What is required → Report every line below that holds the word "chart".

Source data →
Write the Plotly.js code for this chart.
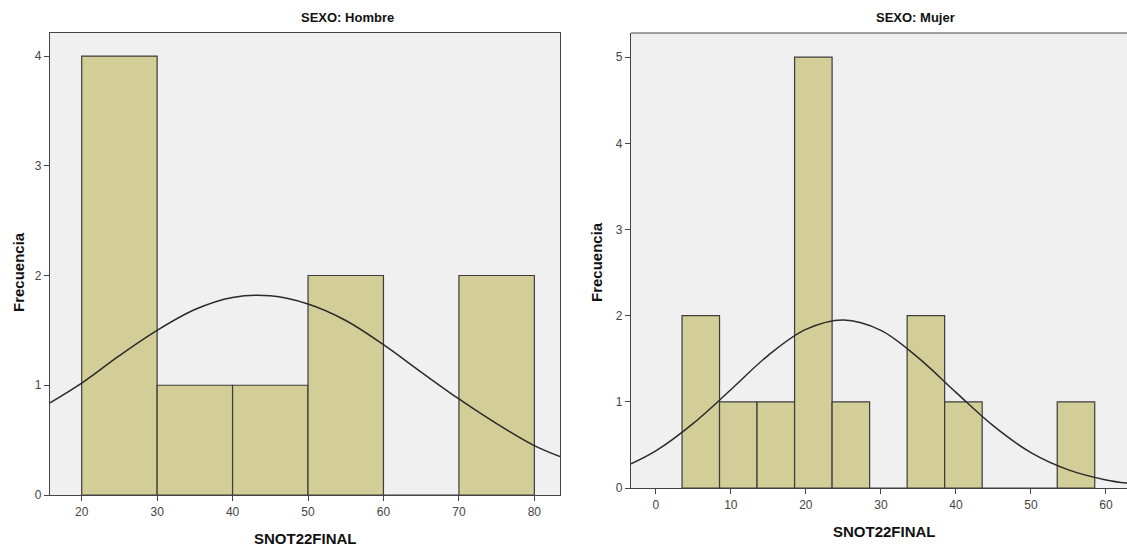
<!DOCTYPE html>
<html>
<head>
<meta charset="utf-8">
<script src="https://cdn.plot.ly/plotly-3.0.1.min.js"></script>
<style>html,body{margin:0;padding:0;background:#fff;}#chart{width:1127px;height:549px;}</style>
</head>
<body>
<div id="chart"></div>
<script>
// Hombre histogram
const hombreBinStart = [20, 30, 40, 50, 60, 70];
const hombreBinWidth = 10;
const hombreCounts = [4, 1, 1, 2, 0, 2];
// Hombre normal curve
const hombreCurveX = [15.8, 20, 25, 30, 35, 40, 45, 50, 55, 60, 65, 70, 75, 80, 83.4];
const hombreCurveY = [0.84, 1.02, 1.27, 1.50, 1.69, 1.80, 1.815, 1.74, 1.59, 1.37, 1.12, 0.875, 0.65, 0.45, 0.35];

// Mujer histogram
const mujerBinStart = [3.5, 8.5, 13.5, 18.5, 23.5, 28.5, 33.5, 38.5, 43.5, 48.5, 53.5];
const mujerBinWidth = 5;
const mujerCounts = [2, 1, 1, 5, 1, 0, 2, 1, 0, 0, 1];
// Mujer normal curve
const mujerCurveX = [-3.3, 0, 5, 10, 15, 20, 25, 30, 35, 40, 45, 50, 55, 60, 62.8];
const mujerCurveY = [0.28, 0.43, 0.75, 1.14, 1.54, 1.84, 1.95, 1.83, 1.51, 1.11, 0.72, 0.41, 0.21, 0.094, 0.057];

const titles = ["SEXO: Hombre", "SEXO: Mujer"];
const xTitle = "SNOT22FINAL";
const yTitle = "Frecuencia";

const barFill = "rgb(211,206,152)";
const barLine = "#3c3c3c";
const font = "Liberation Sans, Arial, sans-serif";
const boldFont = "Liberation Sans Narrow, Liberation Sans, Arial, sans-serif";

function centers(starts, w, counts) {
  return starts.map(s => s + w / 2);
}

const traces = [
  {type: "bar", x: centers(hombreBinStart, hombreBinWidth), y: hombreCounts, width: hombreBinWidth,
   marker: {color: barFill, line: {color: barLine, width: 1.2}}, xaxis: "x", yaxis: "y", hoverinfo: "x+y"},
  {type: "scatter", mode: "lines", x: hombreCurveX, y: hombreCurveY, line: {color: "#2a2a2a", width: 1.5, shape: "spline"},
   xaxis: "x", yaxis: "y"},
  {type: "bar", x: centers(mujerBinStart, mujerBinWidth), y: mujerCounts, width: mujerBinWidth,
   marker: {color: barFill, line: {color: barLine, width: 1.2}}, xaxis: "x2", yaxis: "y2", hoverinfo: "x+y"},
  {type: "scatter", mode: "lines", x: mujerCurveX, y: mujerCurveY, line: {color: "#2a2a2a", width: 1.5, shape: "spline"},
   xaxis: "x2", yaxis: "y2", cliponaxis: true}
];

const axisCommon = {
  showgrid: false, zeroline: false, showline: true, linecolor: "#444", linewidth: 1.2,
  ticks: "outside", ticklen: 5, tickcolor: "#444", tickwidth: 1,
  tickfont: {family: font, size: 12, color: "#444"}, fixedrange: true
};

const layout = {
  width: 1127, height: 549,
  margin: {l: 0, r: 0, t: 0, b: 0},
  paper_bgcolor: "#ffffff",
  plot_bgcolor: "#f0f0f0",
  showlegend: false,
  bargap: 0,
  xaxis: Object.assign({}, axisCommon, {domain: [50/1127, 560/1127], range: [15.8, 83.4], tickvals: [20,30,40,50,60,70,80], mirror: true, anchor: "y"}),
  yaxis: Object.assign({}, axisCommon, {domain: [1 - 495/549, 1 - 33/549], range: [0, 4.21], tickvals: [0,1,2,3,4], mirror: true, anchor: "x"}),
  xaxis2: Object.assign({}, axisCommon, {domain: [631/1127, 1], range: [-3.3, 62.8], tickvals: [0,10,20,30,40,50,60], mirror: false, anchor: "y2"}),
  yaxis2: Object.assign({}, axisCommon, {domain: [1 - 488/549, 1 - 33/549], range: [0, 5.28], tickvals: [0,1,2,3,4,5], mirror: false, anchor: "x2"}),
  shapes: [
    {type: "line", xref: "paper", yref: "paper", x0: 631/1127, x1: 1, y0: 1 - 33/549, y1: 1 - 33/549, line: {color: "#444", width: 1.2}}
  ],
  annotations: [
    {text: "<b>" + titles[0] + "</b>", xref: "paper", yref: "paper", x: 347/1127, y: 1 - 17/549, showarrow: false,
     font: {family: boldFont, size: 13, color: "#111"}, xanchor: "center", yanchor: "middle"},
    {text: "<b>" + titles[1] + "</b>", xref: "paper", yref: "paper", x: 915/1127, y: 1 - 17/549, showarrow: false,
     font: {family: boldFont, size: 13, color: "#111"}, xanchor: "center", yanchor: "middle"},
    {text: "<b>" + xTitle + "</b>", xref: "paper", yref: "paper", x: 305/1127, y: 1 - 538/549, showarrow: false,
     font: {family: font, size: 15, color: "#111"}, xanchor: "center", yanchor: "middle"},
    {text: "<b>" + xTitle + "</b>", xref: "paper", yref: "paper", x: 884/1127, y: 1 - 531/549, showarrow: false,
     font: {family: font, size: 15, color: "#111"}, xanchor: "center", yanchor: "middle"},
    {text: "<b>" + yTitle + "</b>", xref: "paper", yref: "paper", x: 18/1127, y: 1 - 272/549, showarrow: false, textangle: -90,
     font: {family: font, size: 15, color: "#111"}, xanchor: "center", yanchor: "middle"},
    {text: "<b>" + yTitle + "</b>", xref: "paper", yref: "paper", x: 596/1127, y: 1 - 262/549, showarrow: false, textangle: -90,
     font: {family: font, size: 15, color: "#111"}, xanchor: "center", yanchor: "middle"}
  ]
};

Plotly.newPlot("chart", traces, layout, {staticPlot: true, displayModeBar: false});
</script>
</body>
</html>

Task answer →
Write the Plotly.js code for this chart.
<style>html,body{margin:0;padding:0;background:#fff;}#chart{width:1127px;height:549px;}</style>
<div id="chart"></div>
Plotly.newPlot("chart", traces, layout, {staticPlot: true, displayModeBar: false});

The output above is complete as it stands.